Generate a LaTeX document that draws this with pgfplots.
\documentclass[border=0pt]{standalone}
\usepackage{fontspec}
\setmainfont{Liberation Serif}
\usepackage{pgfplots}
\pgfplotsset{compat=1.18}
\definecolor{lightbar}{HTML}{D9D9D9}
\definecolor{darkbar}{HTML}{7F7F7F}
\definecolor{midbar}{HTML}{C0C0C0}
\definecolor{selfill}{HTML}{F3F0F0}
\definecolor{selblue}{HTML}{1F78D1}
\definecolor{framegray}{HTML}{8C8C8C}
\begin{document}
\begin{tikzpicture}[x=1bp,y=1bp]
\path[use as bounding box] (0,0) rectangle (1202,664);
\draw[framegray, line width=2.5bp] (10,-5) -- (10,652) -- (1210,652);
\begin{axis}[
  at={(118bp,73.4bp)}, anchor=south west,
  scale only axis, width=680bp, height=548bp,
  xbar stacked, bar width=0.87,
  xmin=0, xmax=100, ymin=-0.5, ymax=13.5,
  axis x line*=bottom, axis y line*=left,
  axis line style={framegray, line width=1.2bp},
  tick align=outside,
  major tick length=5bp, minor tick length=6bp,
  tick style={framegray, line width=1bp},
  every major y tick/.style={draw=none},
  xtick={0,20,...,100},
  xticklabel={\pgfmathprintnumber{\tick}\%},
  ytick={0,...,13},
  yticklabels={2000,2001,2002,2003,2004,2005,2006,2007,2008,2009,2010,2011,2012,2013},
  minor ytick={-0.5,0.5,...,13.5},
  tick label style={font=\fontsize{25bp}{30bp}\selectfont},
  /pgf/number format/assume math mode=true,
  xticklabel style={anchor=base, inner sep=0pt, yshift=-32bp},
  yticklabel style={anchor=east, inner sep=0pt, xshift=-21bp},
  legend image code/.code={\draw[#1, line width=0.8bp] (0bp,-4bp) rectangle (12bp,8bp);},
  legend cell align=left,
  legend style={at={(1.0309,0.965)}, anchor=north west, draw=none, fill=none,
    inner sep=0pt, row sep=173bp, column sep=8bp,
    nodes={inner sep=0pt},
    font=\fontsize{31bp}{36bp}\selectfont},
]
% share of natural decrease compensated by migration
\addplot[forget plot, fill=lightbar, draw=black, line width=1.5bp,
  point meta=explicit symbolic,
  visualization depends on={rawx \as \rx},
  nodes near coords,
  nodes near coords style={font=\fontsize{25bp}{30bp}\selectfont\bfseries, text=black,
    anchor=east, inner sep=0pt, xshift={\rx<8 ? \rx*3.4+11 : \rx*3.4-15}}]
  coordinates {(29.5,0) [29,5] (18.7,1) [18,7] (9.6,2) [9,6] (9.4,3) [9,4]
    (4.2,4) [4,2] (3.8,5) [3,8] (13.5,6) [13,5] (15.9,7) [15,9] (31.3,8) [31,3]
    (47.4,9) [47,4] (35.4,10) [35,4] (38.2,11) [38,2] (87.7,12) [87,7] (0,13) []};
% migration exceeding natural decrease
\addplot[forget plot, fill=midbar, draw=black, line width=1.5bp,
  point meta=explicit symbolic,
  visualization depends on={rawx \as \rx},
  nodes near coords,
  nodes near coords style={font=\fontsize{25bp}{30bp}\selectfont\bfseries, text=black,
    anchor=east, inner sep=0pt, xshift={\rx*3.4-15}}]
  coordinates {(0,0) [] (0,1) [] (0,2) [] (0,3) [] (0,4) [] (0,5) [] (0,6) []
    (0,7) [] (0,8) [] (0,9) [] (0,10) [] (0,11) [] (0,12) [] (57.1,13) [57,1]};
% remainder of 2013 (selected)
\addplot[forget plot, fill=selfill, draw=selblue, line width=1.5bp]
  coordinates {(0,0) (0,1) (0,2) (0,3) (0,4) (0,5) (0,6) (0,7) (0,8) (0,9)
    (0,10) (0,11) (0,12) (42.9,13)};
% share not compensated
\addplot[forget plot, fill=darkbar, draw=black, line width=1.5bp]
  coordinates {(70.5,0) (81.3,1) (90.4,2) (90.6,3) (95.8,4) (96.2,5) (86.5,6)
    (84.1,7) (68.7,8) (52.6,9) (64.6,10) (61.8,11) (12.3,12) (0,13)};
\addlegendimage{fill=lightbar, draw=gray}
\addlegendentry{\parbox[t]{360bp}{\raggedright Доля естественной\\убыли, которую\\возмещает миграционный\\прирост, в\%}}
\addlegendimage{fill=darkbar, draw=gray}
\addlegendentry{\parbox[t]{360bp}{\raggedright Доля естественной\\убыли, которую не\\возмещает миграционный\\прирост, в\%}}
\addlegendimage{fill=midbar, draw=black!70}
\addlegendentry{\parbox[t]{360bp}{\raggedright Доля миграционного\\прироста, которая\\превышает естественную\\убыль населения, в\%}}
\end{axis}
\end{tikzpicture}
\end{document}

────────────────

* _Written instruction_
Copy the material above verbatim.

* _Result below_
Generate a LaTeX document that draws this with pgfplots.
\documentclass[border=0pt]{standalone}
\usepackage{fontspec}
\setmainfont{Liberation Serif}
\usepackage{pgfplots}
\pgfplotsset{compat=1.18}
\definecolor{lightbar}{HTML}{D9D9D9}
\definecolor{darkbar}{HTML}{7F7F7F}
\definecolor{midbar}{HTML}{C0C0C0}
\definecolor{selfill}{HTML}{F3F0F0}
\definecolor{selblue}{HTML}{1F78D1}
\definecolor{framegray}{HTML}{8C8C8C}
\begin{document}
\begin{tikzpicture}[x=1bp,y=1bp]
\path[use as bounding box] (0,0) rectangle (1202,664);
\draw[framegray, line width=2.5bp] (10,-5) -- (10,652) -- (1210,652);
\begin{axis}[
  at={(118bp,73.4bp)}, anchor=south west,
  scale only axis, width=680bp, height=548bp,
  xbar stacked, bar width=0.87,
  xmin=0, xmax=100, ymin=-0.5, ymax=13.5,
  axis x line*=bottom, axis y line*=left,
  axis line style={framegray, line width=1.2bp},
  tick align=outside,
  major tick length=5bp, minor tick length=6bp,
  tick style={framegray, line width=1bp},
  every major y tick/.style={draw=none},
  xtick={0,20,...,100},
  xticklabel={\pgfmathprintnumber{\tick}\%},
  ytick={0,...,13},
  yticklabels={2000,2001,2002,2003,2004,2005,2006,2007,2008,2009,2010,2011,2012,2013},
  minor ytick={-0.5,0.5,...,13.5},
  tick label style={font=\fontsize{25bp}{30bp}\selectfont},
  /pgf/number format/assume math mode=true,
  xticklabel style={anchor=base, inner sep=0pt, yshift=-32bp},
  yticklabel style={anchor=east, inner sep=0pt, xshift=-21bp},
  legend image code/.code={\draw[#1, line width=0.8bp] (0bp,-4bp) rectangle (12bp,8bp);},
  legend cell align=left,
  legend style={at={(1.0309,0.965)}, anchor=north west, draw=none, fill=none,
    inner sep=0pt, row sep=173bp, column sep=8bp,
    nodes={inner sep=0pt},
    font=\fontsize{31bp}{36bp}\selectfont},
]
% share of natural decrease compensated by migration
\addplot[forget plot, fill=lightbar, draw=black, line width=1.5bp,
  point meta=explicit symbolic,
  visualization depends on={rawx \as \rx},
  nodes near coords,
  nodes near coords style={font=\fontsize{25bp}{30bp}\selectfont\bfseries, text=black,
    anchor=east, inner sep=0pt, xshift={\rx<8 ? \rx*3.4+11 : \rx*3.4-15}}]
  coordinates {(29.5,0) [29,5] (18.7,1) [18,7] (9.6,2) [9,6] (9.4,3) [9,4]
    (4.2,4) [4,2] (3.8,5) [3,8] (13.5,6) [13,5] (15.9,7) [15,9] (31.3,8) [31,3]
    (47.4,9) [47,4] (35.4,10) [35,4] (38.2,11) [38,2] (87.7,12) [87,7] (0,13) []};
% migration exceeding natural decrease
\addplot[forget plot, fill=midbar, draw=black, line width=1.5bp,
  point meta=explicit symbolic,
  visualization depends on={rawx \as \rx},
  nodes near coords,
  nodes near coords style={font=\fontsize{25bp}{30bp}\selectfont\bfseries, text=black,
    anchor=east, inner sep=0pt, xshift={\rx*3.4-15}}]
  coordinates {(0,0) [] (0,1) [] (0,2) [] (0,3) [] (0,4) [] (0,5) [] (0,6) []
    (0,7) [] (0,8) [] (0,9) [] (0,10) [] (0,11) [] (0,12) [] (57.1,13) [57,1]};
% remainder of 2013 (selected)
\addplot[forget plot, fill=selfill, draw=selblue, line width=1.5bp]
  coordinates {(0,0) (0,1) (0,2) (0,3) (0,4) (0,5) (0,6) (0,7) (0,8) (0,9)
    (0,10) (0,11) (0,12) (42.9,13)};
% share not compensated
\addplot[forget plot, fill=darkbar, draw=black, line width=1.5bp]
  coordinates {(70.5,0) (81.3,1) (90.4,2) (90.6,3) (95.8,4) (96.2,5) (86.5,6)
    (84.1,7) (68.7,8) (52.6,9) (64.6,10) (61.8,11) (12.3,12) (0,13)};
\addlegendimage{fill=lightbar, draw=gray}
\addlegendentry{\parbox[t]{360bp}{\raggedright Доля естественной\\убыли, которую\\возмещает миграционный\\прирост, в\%}}
\addlegendimage{fill=darkbar, draw=gray}
\addlegendentry{\parbox[t]{360bp}{\raggedright Доля естественной\\убыли, которую не\\возмещает миграционный\\прирост, в\%}}
\addlegendimage{fill=midbar, draw=black!70}
\addlegendentry{\parbox[t]{360bp}{\raggedright Доля миграционного\\прироста, которая\\превышает естественную\\убыль населения, в\%}}
\end{axis}
\end{tikzpicture}
\end{document}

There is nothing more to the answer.